→ Problem statement:
Skip the pictures and repeat each line of the data exactly.
********************
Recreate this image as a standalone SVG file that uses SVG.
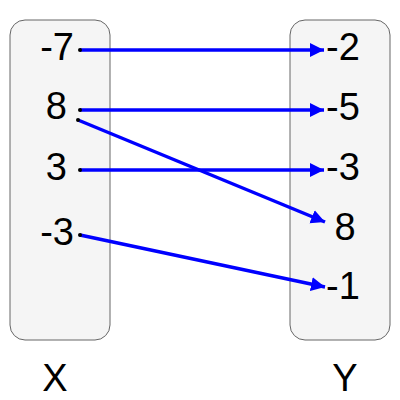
<svg xmlns="http://www.w3.org/2000/svg" width="400" height="400" viewBox="0 0 400 400">
<style>
.box{fill:#f5f5f5;stroke:#666666;stroke-width:1}
.t{font-family:"Liberation Sans",Arial,sans-serif;font-size:38px;fill:#000000}
.e{stroke:#0000ff;stroke-width:3.5;fill:none}
.d{fill:#000000}
</style>
<defs>
<marker id="ah" markerUnits="userSpaceOnUse" markerWidth="15" markerHeight="15" refX="14" refY="7" orient="auto" viewBox="0 0 15 14">
<path d="M0,0 L14,7 L0,14 Z" fill="#0000ff"/>
</marker>
</defs>
<g id="X">
<rect class="box" x="10" y="20" width="100" height="320" rx="15" ry="15"/>
<text class="t" x="74" y="60" text-anchor="end">-7</text>
<text class="t" x="67" y="119" text-anchor="end">8</text>
<text class="t" x="67" y="180" text-anchor="end">3</text>
<text class="t" x="74" y="245" text-anchor="end">-3</text>
</g>
<g id="Y">
<rect class="box" x="290" y="20" width="100" height="320" rx="15" ry="15"/>
<text class="t" x="326" y="60">-2</text>
<text class="t" x="326" y="120">-5</text>
<text class="t" x="326" y="180">-3</text>
<text class="t" x="345" y="240" text-anchor="middle">8</text>
<text class="t" x="326" y="299">-1</text>
</g>
<g id="labels">
<text class="t" x="55" y="391" text-anchor="middle">X</text>
<text class="t" x="345" y="391" text-anchor="middle">Y</text>
</g>
<g id="connectors">
<line class="e" x1="80" y1="50" x2="324" y2="50" marker-end="url(#ah)"/>
<line class="e" x1="80" y1="110" x2="324" y2="110" marker-end="url(#ah)"/>
<line class="e" x1="78" y1="120" x2="325" y2="222" marker-end="url(#ah)"/>
<line class="e" x1="80" y1="170" x2="324" y2="170" marker-end="url(#ah)"/>
<line class="e" x1="80" y1="235" x2="325" y2="287" marker-end="url(#ah)"/>
<circle class="d" cx="80" cy="50" r="2"/>
<circle class="d" cx="80" cy="110" r="2"/>
<circle class="d" cx="78" cy="120" r="2"/>
<circle class="d" cx="80" cy="170" r="2"/>
<circle class="d" cx="80" cy="235" r="2"/>
</g>
</svg>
********************
→ Response to this exercise:
Recreate this image as a standalone SVG file that uses SVG.
<svg xmlns="http://www.w3.org/2000/svg" width="400" height="400" viewBox="0 0 400 400">
<style>
.box{fill:#f5f5f5;stroke:#666666;stroke-width:1}
.t{font-family:"Liberation Sans",Arial,sans-serif;font-size:38px;fill:#000000}
.e{stroke:#0000ff;stroke-width:3.5;fill:none}
.d{fill:#000000}
</style>
<defs>
<marker id="ah" markerUnits="userSpaceOnUse" markerWidth="15" markerHeight="15" refX="14" refY="7" orient="auto" viewBox="0 0 15 14">
<path d="M0,0 L14,7 L0,14 Z" fill="#0000ff"/>
</marker>
</defs>
<g id="X">
<rect class="box" x="10" y="20" width="100" height="320" rx="15" ry="15"/>
<text class="t" x="74" y="60" text-anchor="end">-7</text>
<text class="t" x="67" y="119" text-anchor="end">8</text>
<text class="t" x="67" y="180" text-anchor="end">3</text>
<text class="t" x="74" y="245" text-anchor="end">-3</text>
</g>
<g id="Y">
<rect class="box" x="290" y="20" width="100" height="320" rx="15" ry="15"/>
<text class="t" x="326" y="60">-2</text>
<text class="t" x="326" y="120">-5</text>
<text class="t" x="326" y="180">-3</text>
<text class="t" x="345" y="240" text-anchor="middle">8</text>
<text class="t" x="326" y="299">-1</text>
</g>
<g id="labels">
<text class="t" x="55" y="391" text-anchor="middle">X</text>
<text class="t" x="345" y="391" text-anchor="middle">Y</text>
</g>
<g id="connectors">
<line class="e" x1="80" y1="50" x2="324" y2="50" marker-end="url(#ah)"/>
<line class="e" x1="80" y1="110" x2="324" y2="110" marker-end="url(#ah)"/>
<line class="e" x1="78" y1="120" x2="325" y2="222" marker-end="url(#ah)"/>
<line class="e" x1="80" y1="170" x2="324" y2="170" marker-end="url(#ah)"/>
<line class="e" x1="80" y1="235" x2="325" y2="287" marker-end="url(#ah)"/>
<circle class="d" cx="80" cy="50" r="2"/>
<circle class="d" cx="80" cy="110" r="2"/>
<circle class="d" cx="78" cy="120" r="2"/>
<circle class="d" cx="80" cy="170" r="2"/>
<circle class="d" cx="80" cy="235" r="2"/>
</g>
</svg>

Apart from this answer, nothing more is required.